Final Recommendation
For most MacBook owners, the Samsung T7 1TB is the best SSD in 2026 because it adds fast storage to any Mac without opening the case. If you own a 2013-2017 Intel MacBook and want more built-in space, the FM13A 1TB is the internal upgrade to buy, with the 512GB version and the fast ON900A drives as strong alternatives, and the Bitsjour 256GB as the ultra-budget rescue. For maximum external speed choose the Samsung T9, for toughness the SanDisk Extreme, and for an affordable iPhone-and-Mac companion the SSK 500GB. Confirm your model's compatibility, size your capacity generously, and any pick here will give your Mac years more useful life.
How we picked
We ranked each SSD on capacity for the money, read and write speed, MacBook model compatibility, ease of installation and owner ratings. For internal drives we prioritised confirmed A-number and EMC support plus included tools and macOS guidance, and for portable drives we weighted USB-C speed, durability and Mac-friendliness. We spanned budget replacements to premium portables so every MacBook and budget is covered.
Frequently asked questions
Can I upgrade the SSD in my MacBook?
It depends on the model. MacBook Air and Pro Retina from 2013 to 2017 use a removable NVMe-style drive you can swap for a larger one, which is exactly what the FM13A and ON900A internal SSDs here are for. Newer MacBooks with Apple silicon have soldered storage that cannot be upgraded, so for those a portable USB-C SSD like the Samsung T7 is the answer.
How do I know which internal SSD fits my Mac?
Match your Mac's A-number and EMC number, printed on the underside or found in About This Mac, against the compatibility list. Drives like the ON900A and FM13A support specific 2013-2017 MacBook Air and Pro Retina models plus some iMacs and Mac minis. Exact matching matters because these use a Mac-specific pinout, so always confirm before buying rather than relying on the year alone.
Do I need to install macOS before swapping the SSD?
Your Mac must already be running macOS 10.13 High Sierra or later, because that update includes the EFI firmware that lets it recognise a third-party NVMe drive. Skip it and the new SSD may not be detected. Several drives here, including the FM13A models, ship with a bootable USB installer and pre-loaded macOS to make reinstalling the system straightforward after the swap.
Should I get an internal upgrade or a portable SSD for my MacBook?

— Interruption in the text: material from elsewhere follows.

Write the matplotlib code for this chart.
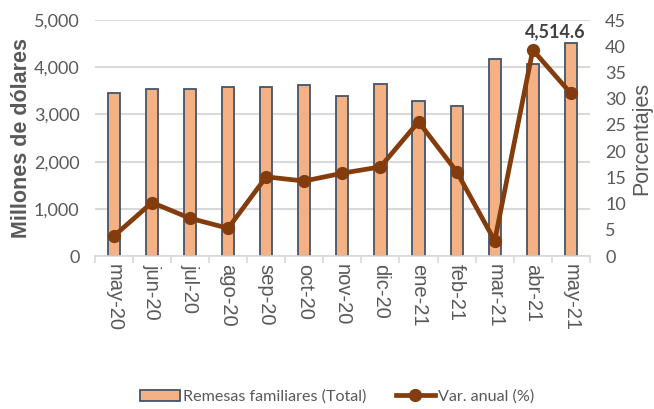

Choose an internal drive like the FM13A 1TB if you have a 2013-2017 Intel Mac and want more built-in storage that travels invisibly with the laptop. Choose a portable like the Samsung T7 or T9 if you have a newer soldered-storage MacBook, prefer no teardown, or want a drive you can move between devices. Portables also double as backups and iPhone offload drives.
How fast are these SSDs compared to a MacBook's original drive?
The internal upgrades here read at 1,850 to 2,250 MB/s, which matches or beats the factory drives in many 2013-2017 Macs and makes an ageing machine feel much snappier. Portables like the Samsung T9 reach up to 2,000 MB/s over USB, while the T7 and SanDisk Extreme hit 1,050 MB/s, plenty for editing, backups and everyday file work off an external drive.